Once the new soldiers were in the military they were difficult to discipline, many did not understand the new military life they had entered and many more were foreigners. Many of the traditional punishments for military crimes did not seem to faze the new soldiers and this caused many changes in the way that discipline was handed out.

The author deals with the issue of race in the military in a frank and honest manner. This issue is one that would haunt the military all the way from the stateside training camps to the frontlines of the war. An interesting aspect that is dealt with is how the colored soldiers found some kind of equality among the French countryside, something they could never find at home.

Desperate to avoid the mistakes of the Civil War, the issue of how best to demobilize the troops back into civilian lives came to the forefront. At this point politics and Spanish Flu complicate the issues, all well sorted in the end.
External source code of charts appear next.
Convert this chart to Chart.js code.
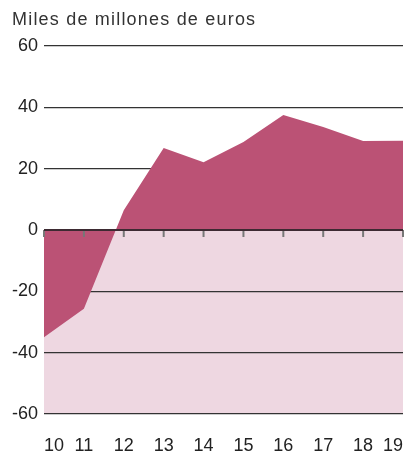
<!DOCTYPE html>
<html>
<head>
<meta charset="utf-8">
<script src="https://cdn.jsdelivr.net/npm/chart.js@4"></script>
<style>
  html, body { margin: 0; padding: 0; background: #fff; }
  #wrap { width: 405px; height: 451px; }
</style>
</head>
<body>
<div id="wrap"><canvas id="c" width="405" height="451"></canvas></div>
<script>
const categories = ['10', '11', '12', '13', '14', '15', '16', '17', '18', '19'];
const balance = [-35, -25.7, 6.4, 26.7, 22.1, 28.7, 37.5, 33.6, 29.0, 29.1];
const yTicks = [-60, -40, -20, 0, 20, 40, 60];
const titleText = 'Miles de millones de euros';

const DARK = '#bb5275';
const LIGHT = '#eed7e1';
const FONT = "'Liberation Sans', Arial, sans-serif";

const decorations = {
  id: 'decorations',
  beforeDraw(chart) {
    const { ctx, chartArea, scales } = chart;
    const y0 = scales.y.getPixelForValue(0);
    const yMin = scales.y.getPixelForValue(yTicks[0]);
    ctx.save();
    ctx.fillStyle = LIGHT;
    ctx.fillRect(chartArea.left, y0, chartArea.right - chartArea.left, yMin - y0);
    ctx.fillStyle = '#333';
    ctx.font = "18px " + FONT;
    if ('letterSpacing' in ctx) ctx.letterSpacing = '1.2px';
    ctx.textBaseline = 'alphabetic';
    ctx.textAlign = 'left';
    ctx.fillText(titleText, 12, 25);
    ctx.restore();
  },
  afterDatasetsDraw(chart) {
    const { ctx, chartArea, scales } = chart;
    const y0 = scales.y.getPixelForValue(0);
    ctx.save();
    ctx.strokeStyle = '#777';
    ctx.lineWidth = 2;
    categories.forEach((c, i) => {
      const x = scales.x.getPixelForValue(i);
      ctx.beginPath();
      ctx.moveTo(x, y0);
      ctx.lineTo(x, y0 + 7);
      ctx.stroke();
    });
    ctx.strokeStyle = '#3d2a32';
    ctx.lineWidth = 2;
    ctx.beginPath();
    ctx.moveTo(chartArea.left, y0);
    ctx.lineTo(chartArea.right, y0);
    ctx.stroke();
    ctx.restore();
  }
};

new Chart(document.getElementById('c'), {
  type: 'line',
  data: {
    labels: categories,
    datasets: [{
      data: balance,
      backgroundColor: DARK,
      borderWidth: 0,
      borderColor: DARK,
      pointRadius: 0,
      tension: 0,
      fill: { value: 0 }
    }]
  },
  options: {
    responsive: false,
    animation: false,
    devicePixelRatio: 1,
    layout: { padding: { left: 0, right: 2, top: 46, bottom: 0 } },
    plugins: {
      legend: { display: false },
      tooltip: { enabled: false },
      title: { display: false }
    },
    scales: {
      x: {
        type: 'category',
        offset: false,
        afterFit(scale) { scale.height = 37; scale.paddingRight = 0; scale.paddingLeft = 0; },
        grid: { display: false, drawTicks: false },
        border: { display: false },
        ticks: {
          color: '#222',
          font: { family: FONT, size: 18 },
          align: 'inner',
          padding: 21,
          maxRotation: 0,
          autoSkip: false
        }
      },
      y: {
        min: -60,
        max: 60,
        afterBuildTicks(scale) { scale.ticks = yTicks.map(v => ({ value: v })); },
        afterFit(scale) { scale.width = 44; scale.paddingTop = 0; scale.paddingBottom = 0; },
        grid: { color: '#333', lineWidth: 1.3, drawTicks: false },
        border: { display: false },
        ticks: {
          color: '#222',
          font: { family: FONT, size: 18 },
          padding: 6
        }
      }
    }
  },
  plugins: [decorations]
});
</script>
</body>
</html>
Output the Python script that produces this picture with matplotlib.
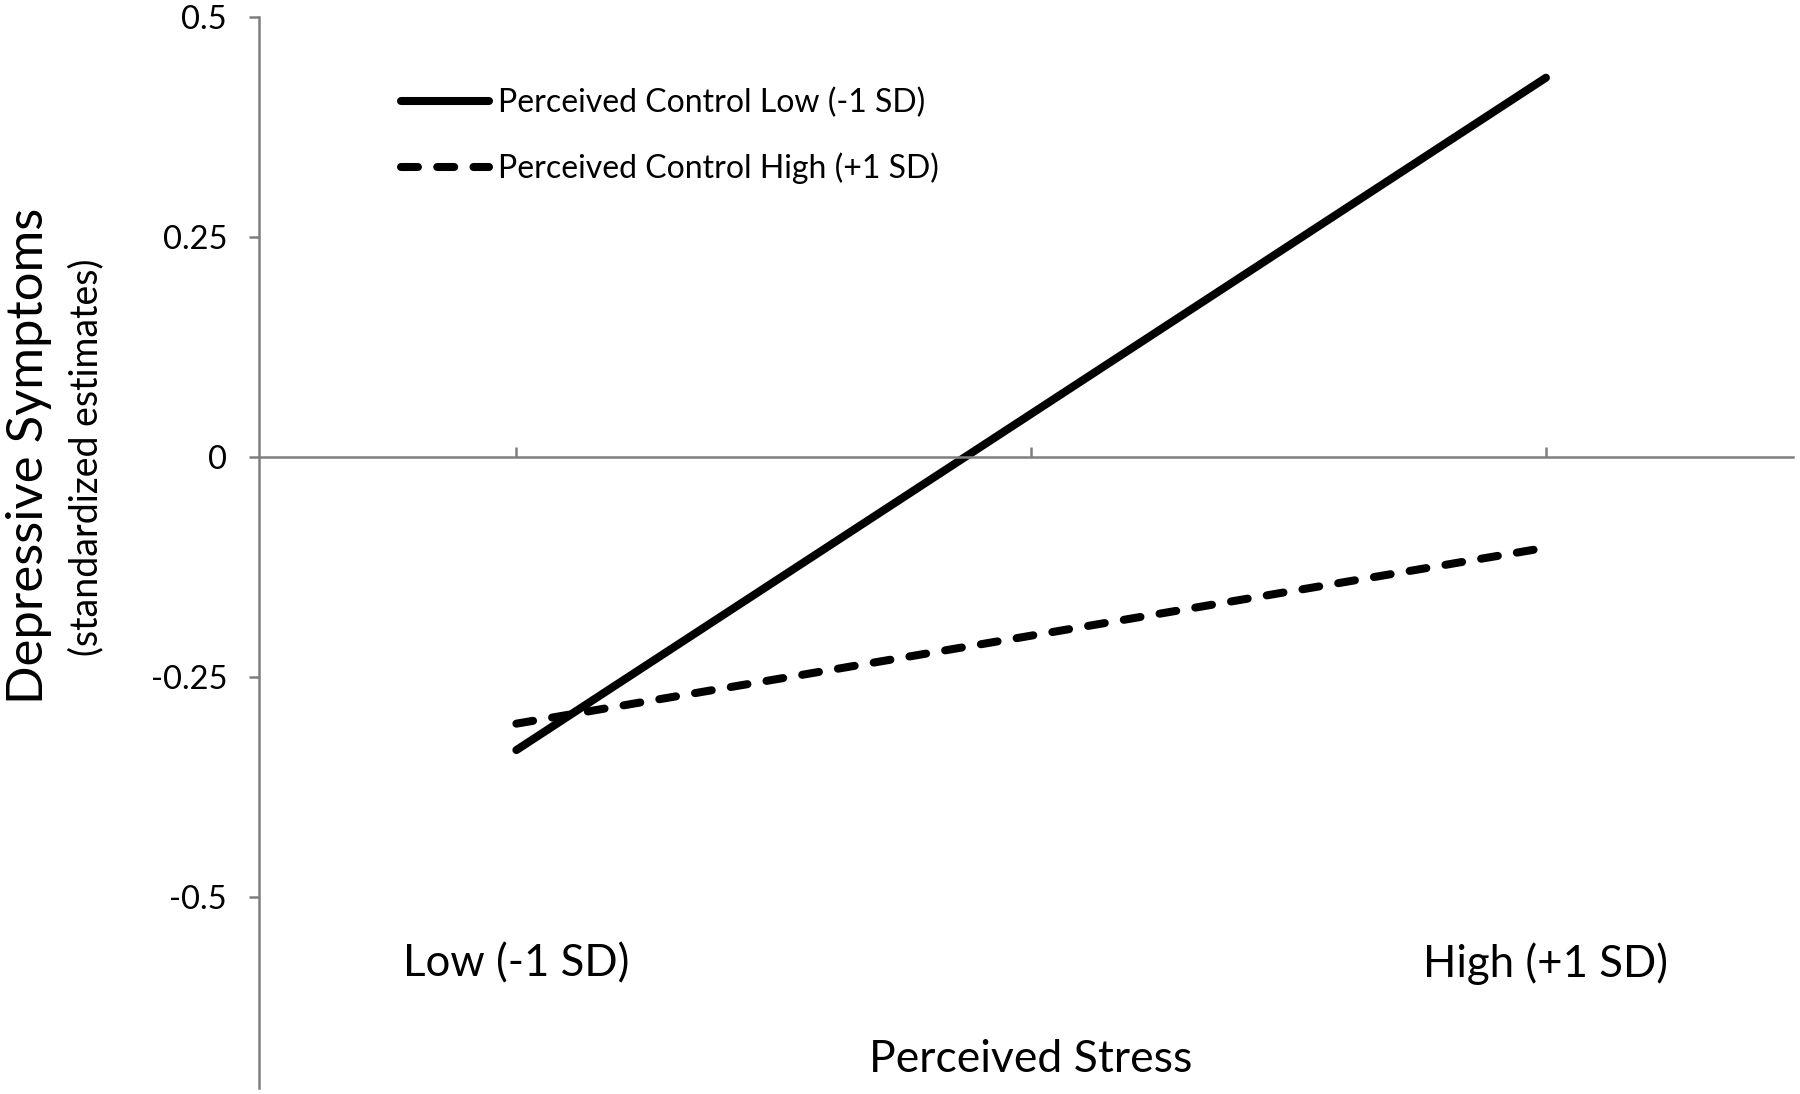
import matplotlib
matplotlib.use("Agg")
import matplotlib.pyplot as plt
import numpy as np

# stress levels (-1 SD, +1 SD) and simple-slope estimates
stress_levels = [-1, 1]
stress_labels = ["Low (-1 SD)", "High (+1 SD)"]
control_low = [-0.333, 0.431]
control_high = [-0.303, -0.103]
series_names = ["Perceived Control Low (-1 SD)", "Perceived Control High (+1 SD)"]
y_ticks = [-0.5, -0.25, 0, 0.25, 0.5]
y_tick_labels = ["-0.5", "-0.25", "0", "0.25", "0.5"]

plt.rcParams['font.family'] = ['Lato', 'DejaVu Sans']
axis_color = "#7f7f7f"

fig = plt.figure(figsize=(18, 10.94), dpi=100)
ax = fig.add_axes([259 / 1800, 1 - 1088 / 1094, (1793 - 259) / 1800, (1088 - 17) / 1094])

ax.plot(stress_levels, control_low, color="black", lw=5.8, solid_capstyle="round",
        label=series_names[0])
ax.plot(stress_levels, control_high, color="black", lw=5.8, linestyle=(0, (2.1, 2.4)),
        dash_capstyle="round", label=series_names[1])

ax.set_xlim(-1.5, 1.48)
ax.set_ylim(-0.717, 0.5)

for s in ["top", "right"]:
    ax.spines[s].set_visible(False)
ax.spines["bottom"].set_position(("data", 0))
for s in ["left", "bottom"]:
    ax.spines[s].set_color(axis_color)
    ax.spines[s].set_linewidth(1.8)

ax.set_xticks([-1, 0, 1])
ax.set_xticklabels([])
ax.tick_params(axis="x", direction="in", length=7, width=1.8, color=axis_color)
ax.set_yticks(y_ticks)
ax.set_yticklabels(y_tick_labels)
ax.tick_params(axis="y", direction="out", length=7, width=1.8, color=axis_color,
               labelsize=23.5, pad=16)

# category labels under the plot
for x, lab in zip(stress_levels, stress_labels):
    ax.text(x, 0.1157, lab, transform=ax.get_xaxis_transform(), ha="center", va="center",
            fontsize=31.5)
ax.text(0, 0.027, "Perceived Stress", transform=ax.get_xaxis_transform(),
        ha="center", va="center", fontsize=32)

fig.text(29 / 1800, 1 - 456 / 1094, "Depressive Symptoms", rotation=90, ha="center",
         va="center", fontsize=36.5)
fig.text(86 / 1800, 1 - 457 / 1094, "(standardized estimates)", rotation=90, ha="center",
         va="center", fontsize=27)

ax.legend(loc="upper left", bbox_to_anchor=(401 / 1800, 1 - 88 / 1094),
          bbox_transform=fig.transFigure, frameon=False, fontsize=23,
          handlelength=2.75, handletextpad=0.28, labelspacing=1.06, borderpad=0,
          borderaxespad=0)

fig.savefig("out.png", dpi=100, facecolor="white")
The author takes all these issues and rolls them together under the premise that the Military treaded carefully with all of these issues in the hopes that after the war the soldiers would become a powerful lobbying group, designed to support military appropriations bills. As a method of achieving this goal the Military constantly tried to stay informed of what their soldiers were thinking by clandestine operations against their own troops. The information gathered from the troops shaped and molded policy in a way that individual soldiers had never done before.

Where I feel the author wanders from their point was towards the end when the formation of the various Veteran societies became intertwined with the various labor interests. It is here that the authors own politics seep into the writing and ruin what is an otherwise solid social history of that generation.

At the time this book was written Jennifer Keene was an assistant professor of history at the University of Redlands in Redlands, California.